TASK DESCRIPTION
Repeat only the lines from the line containing "Recreate this image" through the line containing "const zip = (t: number[], v: number[])", both included, exactly as they stand.

_ _ _ _

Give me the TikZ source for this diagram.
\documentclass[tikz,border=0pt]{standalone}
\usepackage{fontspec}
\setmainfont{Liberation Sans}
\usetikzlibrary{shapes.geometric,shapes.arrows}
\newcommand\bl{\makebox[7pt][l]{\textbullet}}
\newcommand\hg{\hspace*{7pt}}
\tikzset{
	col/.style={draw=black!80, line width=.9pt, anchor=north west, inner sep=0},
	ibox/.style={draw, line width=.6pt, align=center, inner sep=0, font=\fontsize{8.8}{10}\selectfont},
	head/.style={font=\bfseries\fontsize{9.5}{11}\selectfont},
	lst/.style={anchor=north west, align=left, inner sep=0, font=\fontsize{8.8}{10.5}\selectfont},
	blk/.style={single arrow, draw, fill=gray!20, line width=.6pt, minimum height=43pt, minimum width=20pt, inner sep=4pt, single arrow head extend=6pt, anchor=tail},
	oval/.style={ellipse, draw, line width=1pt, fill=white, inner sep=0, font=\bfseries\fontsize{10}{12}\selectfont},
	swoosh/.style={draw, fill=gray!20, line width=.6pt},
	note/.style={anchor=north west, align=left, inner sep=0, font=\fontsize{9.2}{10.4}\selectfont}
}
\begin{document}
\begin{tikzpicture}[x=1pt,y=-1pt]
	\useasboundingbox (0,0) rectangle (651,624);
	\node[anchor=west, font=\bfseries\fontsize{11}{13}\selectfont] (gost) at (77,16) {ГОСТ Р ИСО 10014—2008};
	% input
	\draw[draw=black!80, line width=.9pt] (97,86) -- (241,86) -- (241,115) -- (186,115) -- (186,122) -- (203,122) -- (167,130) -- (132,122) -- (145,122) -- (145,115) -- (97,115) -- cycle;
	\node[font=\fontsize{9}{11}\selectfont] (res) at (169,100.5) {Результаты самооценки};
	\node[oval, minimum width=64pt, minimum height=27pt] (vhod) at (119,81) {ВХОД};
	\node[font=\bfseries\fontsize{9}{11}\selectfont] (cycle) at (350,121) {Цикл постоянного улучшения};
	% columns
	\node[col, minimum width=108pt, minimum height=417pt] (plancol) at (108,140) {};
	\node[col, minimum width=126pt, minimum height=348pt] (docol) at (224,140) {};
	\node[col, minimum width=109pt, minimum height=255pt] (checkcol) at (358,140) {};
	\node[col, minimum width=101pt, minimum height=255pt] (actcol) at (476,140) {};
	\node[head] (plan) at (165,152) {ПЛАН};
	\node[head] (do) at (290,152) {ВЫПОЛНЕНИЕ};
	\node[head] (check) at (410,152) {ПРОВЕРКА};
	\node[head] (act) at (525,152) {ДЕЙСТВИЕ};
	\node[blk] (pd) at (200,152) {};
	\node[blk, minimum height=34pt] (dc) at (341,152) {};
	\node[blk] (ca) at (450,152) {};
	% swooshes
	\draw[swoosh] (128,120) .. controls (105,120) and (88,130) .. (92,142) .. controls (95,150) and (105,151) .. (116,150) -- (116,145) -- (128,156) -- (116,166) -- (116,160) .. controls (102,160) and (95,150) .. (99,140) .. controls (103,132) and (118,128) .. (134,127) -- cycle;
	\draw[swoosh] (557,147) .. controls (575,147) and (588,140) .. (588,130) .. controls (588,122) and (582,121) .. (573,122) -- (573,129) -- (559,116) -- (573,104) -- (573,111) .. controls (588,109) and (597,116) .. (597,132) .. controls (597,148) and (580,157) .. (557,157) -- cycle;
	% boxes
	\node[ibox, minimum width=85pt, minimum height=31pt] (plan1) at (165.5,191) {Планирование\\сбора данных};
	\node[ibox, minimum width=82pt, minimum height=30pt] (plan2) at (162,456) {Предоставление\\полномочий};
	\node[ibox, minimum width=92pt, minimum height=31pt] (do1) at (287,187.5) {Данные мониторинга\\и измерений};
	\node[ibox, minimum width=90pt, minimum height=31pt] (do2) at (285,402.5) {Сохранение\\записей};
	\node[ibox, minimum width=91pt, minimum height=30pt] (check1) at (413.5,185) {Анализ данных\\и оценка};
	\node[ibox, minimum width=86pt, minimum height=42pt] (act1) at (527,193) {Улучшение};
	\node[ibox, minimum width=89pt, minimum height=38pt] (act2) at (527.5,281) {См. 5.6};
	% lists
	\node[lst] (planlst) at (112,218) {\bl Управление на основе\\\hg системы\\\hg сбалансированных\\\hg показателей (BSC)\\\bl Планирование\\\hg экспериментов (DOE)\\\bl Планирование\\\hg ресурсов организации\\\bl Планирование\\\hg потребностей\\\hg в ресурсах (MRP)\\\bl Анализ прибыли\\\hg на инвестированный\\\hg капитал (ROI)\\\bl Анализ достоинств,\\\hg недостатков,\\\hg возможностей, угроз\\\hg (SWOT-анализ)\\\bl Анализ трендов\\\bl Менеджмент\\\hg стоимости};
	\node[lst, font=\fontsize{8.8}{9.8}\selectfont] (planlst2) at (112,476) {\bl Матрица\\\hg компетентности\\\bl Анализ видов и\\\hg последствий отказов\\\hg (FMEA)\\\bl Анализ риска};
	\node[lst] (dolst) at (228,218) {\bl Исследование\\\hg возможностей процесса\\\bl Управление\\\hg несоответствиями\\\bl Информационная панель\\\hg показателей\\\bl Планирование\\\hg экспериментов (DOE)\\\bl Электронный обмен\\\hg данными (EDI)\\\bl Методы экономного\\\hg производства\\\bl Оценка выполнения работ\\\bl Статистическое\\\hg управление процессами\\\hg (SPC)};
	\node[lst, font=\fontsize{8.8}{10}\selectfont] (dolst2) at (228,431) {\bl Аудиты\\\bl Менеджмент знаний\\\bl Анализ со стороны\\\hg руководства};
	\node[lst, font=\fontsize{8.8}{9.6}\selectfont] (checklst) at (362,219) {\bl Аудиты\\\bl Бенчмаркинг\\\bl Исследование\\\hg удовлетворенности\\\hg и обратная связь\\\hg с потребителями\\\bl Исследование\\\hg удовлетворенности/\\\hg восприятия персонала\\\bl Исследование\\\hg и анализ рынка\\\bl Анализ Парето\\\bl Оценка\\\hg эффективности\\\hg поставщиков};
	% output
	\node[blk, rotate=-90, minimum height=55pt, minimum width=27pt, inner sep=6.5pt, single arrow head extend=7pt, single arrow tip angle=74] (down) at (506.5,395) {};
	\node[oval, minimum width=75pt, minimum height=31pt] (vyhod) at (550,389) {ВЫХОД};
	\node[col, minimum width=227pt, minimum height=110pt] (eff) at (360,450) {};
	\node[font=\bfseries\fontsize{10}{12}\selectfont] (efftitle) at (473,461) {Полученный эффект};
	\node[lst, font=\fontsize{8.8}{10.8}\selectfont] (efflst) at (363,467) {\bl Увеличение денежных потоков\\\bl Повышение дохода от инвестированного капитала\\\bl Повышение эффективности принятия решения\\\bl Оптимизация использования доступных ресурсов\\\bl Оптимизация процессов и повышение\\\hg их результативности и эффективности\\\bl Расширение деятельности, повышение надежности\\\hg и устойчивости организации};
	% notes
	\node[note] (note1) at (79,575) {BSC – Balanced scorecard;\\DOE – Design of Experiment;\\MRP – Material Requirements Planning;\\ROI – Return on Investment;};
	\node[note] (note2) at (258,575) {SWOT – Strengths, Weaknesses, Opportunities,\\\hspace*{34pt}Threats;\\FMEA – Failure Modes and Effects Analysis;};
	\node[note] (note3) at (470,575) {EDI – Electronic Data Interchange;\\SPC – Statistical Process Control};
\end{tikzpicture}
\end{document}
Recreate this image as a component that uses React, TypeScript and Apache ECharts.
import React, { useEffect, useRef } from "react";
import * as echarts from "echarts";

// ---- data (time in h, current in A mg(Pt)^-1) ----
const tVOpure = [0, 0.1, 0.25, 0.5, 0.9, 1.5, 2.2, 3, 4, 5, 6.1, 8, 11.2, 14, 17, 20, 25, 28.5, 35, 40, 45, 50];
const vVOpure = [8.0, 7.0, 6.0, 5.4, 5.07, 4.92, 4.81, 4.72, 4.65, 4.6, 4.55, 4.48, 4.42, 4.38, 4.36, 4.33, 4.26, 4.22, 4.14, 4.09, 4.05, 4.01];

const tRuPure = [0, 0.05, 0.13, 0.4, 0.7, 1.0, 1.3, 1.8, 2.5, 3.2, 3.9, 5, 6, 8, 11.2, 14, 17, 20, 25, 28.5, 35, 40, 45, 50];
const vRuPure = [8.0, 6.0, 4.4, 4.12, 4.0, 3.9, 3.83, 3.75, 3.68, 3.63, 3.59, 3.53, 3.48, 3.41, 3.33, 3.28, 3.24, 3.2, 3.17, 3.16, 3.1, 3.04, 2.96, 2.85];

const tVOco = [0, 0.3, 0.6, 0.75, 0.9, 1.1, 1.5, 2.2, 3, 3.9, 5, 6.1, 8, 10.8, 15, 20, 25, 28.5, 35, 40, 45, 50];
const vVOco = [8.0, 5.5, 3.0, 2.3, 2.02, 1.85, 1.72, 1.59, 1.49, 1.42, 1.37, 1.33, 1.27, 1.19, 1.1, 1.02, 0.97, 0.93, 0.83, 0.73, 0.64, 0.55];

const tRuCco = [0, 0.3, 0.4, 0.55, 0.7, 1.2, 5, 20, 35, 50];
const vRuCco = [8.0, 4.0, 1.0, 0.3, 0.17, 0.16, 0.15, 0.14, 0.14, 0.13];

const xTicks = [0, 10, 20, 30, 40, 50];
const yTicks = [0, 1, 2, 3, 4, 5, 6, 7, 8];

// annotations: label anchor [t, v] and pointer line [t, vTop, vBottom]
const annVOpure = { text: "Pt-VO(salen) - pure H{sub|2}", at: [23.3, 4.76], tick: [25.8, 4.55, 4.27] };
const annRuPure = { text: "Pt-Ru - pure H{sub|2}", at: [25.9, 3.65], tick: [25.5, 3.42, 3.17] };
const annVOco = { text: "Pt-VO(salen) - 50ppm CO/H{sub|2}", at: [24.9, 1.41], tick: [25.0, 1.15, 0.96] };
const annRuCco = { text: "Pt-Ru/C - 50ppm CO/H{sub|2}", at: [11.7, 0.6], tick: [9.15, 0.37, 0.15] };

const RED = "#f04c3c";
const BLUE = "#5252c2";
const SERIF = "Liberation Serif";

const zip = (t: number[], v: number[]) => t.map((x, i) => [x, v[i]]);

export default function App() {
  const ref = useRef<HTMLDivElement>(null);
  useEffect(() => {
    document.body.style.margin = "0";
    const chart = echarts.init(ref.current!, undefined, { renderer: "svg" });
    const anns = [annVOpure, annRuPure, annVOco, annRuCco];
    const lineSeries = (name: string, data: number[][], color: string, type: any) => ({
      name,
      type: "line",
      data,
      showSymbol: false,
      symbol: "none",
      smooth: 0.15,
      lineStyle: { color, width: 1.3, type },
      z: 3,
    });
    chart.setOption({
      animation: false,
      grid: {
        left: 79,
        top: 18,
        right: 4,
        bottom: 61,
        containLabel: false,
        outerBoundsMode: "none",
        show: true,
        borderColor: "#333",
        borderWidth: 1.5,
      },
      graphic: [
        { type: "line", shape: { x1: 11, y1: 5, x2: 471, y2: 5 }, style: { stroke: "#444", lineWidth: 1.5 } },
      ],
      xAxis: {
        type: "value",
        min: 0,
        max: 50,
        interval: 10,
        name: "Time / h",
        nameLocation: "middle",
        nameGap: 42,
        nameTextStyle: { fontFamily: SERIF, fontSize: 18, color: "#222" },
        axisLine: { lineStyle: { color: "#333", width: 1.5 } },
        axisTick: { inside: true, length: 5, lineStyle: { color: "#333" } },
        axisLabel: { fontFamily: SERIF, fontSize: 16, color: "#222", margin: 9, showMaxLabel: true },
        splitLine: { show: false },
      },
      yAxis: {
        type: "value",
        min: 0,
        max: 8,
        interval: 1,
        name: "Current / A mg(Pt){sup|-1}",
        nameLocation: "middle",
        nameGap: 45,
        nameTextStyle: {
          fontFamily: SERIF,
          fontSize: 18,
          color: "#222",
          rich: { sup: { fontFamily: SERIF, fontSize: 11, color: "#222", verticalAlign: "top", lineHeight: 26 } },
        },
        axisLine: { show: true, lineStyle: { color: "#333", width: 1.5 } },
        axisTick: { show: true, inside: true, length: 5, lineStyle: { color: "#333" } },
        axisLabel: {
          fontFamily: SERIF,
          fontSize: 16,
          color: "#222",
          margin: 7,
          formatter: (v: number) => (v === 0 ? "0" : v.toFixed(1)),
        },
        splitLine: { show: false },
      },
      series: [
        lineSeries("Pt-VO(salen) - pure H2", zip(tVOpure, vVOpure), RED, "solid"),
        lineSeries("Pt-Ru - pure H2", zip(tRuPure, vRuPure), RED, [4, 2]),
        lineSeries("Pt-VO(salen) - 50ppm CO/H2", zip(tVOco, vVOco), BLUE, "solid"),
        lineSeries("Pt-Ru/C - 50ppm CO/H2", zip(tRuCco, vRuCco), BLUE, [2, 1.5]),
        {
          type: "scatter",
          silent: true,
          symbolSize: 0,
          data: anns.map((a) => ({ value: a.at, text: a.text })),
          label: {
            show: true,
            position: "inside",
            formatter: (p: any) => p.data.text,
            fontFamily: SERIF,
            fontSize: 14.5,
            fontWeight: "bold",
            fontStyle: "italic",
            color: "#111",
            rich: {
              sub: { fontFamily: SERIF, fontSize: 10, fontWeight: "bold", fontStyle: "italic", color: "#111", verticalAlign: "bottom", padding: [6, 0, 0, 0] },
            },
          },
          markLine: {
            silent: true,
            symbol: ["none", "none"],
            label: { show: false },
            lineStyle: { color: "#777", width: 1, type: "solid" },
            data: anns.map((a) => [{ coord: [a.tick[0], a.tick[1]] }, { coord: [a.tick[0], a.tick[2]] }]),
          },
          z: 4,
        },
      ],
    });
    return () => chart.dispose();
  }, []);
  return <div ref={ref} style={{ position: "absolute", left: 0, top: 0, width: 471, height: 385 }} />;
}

_ _ _ _

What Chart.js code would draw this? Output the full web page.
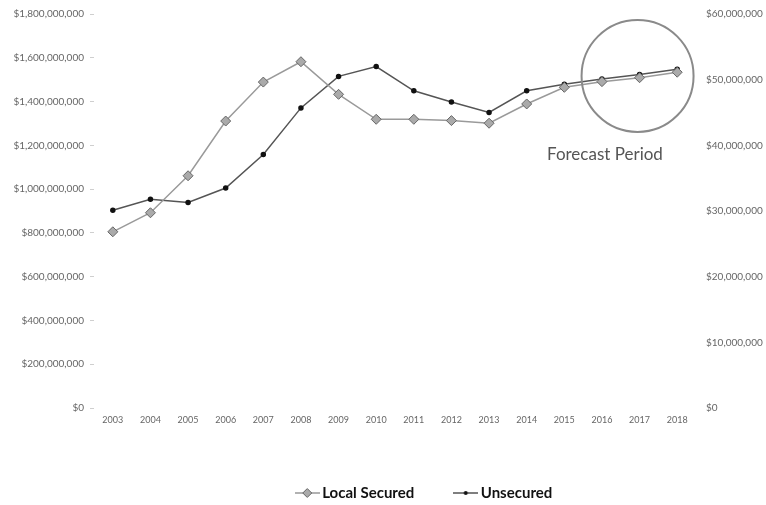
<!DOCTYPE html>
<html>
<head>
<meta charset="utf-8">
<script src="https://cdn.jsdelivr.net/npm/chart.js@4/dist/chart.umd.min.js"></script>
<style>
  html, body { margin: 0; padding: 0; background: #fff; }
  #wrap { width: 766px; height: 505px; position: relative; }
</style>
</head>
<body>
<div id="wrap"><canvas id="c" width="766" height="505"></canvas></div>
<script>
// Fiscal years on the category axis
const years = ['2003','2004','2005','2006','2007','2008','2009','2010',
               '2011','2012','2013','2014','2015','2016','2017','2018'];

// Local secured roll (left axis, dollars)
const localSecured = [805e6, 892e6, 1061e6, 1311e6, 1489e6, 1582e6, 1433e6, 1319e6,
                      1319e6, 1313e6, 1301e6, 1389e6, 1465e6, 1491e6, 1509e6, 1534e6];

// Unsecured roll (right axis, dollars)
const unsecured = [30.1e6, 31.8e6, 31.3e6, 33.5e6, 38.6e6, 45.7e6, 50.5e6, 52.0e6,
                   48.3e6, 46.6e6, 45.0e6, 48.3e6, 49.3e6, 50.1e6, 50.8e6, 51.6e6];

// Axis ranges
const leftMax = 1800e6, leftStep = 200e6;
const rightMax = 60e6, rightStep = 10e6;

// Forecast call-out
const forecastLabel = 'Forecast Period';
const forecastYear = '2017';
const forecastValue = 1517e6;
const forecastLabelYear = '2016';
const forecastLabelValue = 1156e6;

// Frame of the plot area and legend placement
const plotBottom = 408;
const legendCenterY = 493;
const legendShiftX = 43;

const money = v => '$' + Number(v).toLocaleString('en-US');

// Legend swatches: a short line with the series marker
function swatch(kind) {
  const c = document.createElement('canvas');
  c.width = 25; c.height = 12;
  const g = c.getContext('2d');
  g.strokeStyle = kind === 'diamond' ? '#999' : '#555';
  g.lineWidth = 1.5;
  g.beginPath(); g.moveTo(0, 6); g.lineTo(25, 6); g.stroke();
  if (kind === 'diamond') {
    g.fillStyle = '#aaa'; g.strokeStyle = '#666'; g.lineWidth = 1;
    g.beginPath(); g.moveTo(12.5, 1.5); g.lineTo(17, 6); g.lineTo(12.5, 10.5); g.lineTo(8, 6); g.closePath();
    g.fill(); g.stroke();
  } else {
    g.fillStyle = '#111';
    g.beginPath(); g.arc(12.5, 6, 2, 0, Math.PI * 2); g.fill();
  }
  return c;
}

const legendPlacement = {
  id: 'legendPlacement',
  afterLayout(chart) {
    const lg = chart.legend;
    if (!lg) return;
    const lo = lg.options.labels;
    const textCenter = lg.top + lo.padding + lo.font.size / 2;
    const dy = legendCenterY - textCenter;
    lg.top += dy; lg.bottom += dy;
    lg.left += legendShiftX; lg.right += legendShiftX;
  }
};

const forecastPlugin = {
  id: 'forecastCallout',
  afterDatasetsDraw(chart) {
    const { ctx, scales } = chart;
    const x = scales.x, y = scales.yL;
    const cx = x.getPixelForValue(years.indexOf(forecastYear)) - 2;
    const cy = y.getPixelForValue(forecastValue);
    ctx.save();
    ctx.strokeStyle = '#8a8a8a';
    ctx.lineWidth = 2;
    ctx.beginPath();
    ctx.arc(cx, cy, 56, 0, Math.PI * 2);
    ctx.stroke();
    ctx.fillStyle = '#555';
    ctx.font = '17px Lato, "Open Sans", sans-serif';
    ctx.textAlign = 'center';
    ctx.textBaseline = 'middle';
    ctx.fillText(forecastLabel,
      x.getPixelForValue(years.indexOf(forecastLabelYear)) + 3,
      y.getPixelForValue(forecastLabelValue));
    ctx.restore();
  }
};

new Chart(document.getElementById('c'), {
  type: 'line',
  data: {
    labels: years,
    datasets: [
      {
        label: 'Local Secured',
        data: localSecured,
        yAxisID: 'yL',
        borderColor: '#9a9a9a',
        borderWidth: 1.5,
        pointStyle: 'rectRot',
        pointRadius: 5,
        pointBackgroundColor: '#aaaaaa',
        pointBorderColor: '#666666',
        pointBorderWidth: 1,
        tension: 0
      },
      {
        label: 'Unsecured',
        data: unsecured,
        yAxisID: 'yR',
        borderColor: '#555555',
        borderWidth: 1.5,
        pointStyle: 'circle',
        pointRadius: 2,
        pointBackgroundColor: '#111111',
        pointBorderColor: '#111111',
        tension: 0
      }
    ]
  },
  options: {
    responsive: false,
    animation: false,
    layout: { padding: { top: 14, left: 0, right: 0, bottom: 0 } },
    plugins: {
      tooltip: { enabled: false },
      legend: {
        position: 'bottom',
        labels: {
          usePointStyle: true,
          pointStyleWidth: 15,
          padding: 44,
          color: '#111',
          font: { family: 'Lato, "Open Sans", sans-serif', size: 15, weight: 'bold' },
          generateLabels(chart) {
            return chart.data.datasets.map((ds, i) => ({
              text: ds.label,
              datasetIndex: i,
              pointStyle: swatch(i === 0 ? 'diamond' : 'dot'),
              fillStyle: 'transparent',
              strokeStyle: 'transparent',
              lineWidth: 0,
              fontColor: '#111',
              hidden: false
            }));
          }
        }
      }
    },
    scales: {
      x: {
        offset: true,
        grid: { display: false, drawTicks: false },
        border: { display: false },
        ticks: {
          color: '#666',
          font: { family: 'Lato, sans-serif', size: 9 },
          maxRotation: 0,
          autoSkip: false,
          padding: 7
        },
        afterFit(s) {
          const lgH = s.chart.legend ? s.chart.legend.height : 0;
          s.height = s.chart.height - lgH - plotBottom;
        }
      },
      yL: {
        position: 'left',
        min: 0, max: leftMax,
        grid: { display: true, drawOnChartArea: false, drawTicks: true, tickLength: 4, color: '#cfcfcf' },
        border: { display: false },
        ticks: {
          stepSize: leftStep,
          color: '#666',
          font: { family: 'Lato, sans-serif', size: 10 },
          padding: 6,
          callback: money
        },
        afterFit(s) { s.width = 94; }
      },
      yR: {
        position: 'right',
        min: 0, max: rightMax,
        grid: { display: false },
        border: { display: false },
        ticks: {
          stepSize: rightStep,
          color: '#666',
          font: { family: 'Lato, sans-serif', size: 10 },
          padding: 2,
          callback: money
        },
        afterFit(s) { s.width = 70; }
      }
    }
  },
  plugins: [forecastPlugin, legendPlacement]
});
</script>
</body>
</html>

_ _ _ _

IN RESPONSE
Recreate this image as a component that uses React, TypeScript and Apache ECharts.
import React, { useEffect, useRef } from "react";
import * as echarts from "echarts";

// ---- data (time in h, current in A mg(Pt)^-1) ----
const tVOpure = [0, 0.1, 0.25, 0.5, 0.9, 1.5, 2.2, 3, 4, 5, 6.1, 8, 11.2, 14, 17, 20, 25, 28.5, 35, 40, 45, 50];
const vVOpure = [8.0, 7.0, 6.0, 5.4, 5.07, 4.92, 4.81, 4.72, 4.65, 4.6, 4.55, 4.48, 4.42, 4.38, 4.36, 4.33, 4.26, 4.22, 4.14, 4.09, 4.05, 4.01];

const tRuPure = [0, 0.05, 0.13, 0.4, 0.7, 1.0, 1.3, 1.8, 2.5, 3.2, 3.9, 5, 6, 8, 11.2, 14, 17, 20, 25, 28.5, 35, 40, 45, 50];
const vRuPure = [8.0, 6.0, 4.4, 4.12, 4.0, 3.9, 3.83, 3.75, 3.68, 3.63, 3.59, 3.53, 3.48, 3.41, 3.33, 3.28, 3.24, 3.2, 3.17, 3.16, 3.1, 3.04, 2.96, 2.85];

const tVOco = [0, 0.3, 0.6, 0.75, 0.9, 1.1, 1.5, 2.2, 3, 3.9, 5, 6.1, 8, 10.8, 15, 20, 25, 28.5, 35, 40, 45, 50];
const vVOco = [8.0, 5.5, 3.0, 2.3, 2.02, 1.85, 1.72, 1.59, 1.49, 1.42, 1.37, 1.33, 1.27, 1.19, 1.1, 1.02, 0.97, 0.93, 0.83, 0.73, 0.64, 0.55];

const tRuCco = [0, 0.3, 0.4, 0.55, 0.7, 1.2, 5, 20, 35, 50];
const vRuCco = [8.0, 4.0, 1.0, 0.3, 0.17, 0.16, 0.15, 0.14, 0.14, 0.13];

const xTicks = [0, 10, 20, 30, 40, 50];
const yTicks = [0, 1, 2, 3, 4, 5, 6, 7, 8];

// annotations: label anchor [t, v] and pointer line [t, vTop, vBottom]
const annVOpure = { text: "Pt-VO(salen) - pure H{sub|2}", at: [23.3, 4.76], tick: [25.8, 4.55, 4.27] };
const annRuPure = { text: "Pt-Ru - pure H{sub|2}", at: [25.9, 3.65], tick: [25.5, 3.42, 3.17] };
const annVOco = { text: "Pt-VO(salen) - 50ppm CO/H{sub|2}", at: [24.9, 1.41], tick: [25.0, 1.15, 0.96] };
const annRuCco = { text: "Pt-Ru/C - 50ppm CO/H{sub|2}", at: [11.7, 0.6], tick: [9.15, 0.37, 0.15] };

const RED = "#f04c3c";
const BLUE = "#5252c2";
const SERIF = "Liberation Serif";

const zip = (t: number[], v: number[]) => t.map((x, i) => [x, v[i]]);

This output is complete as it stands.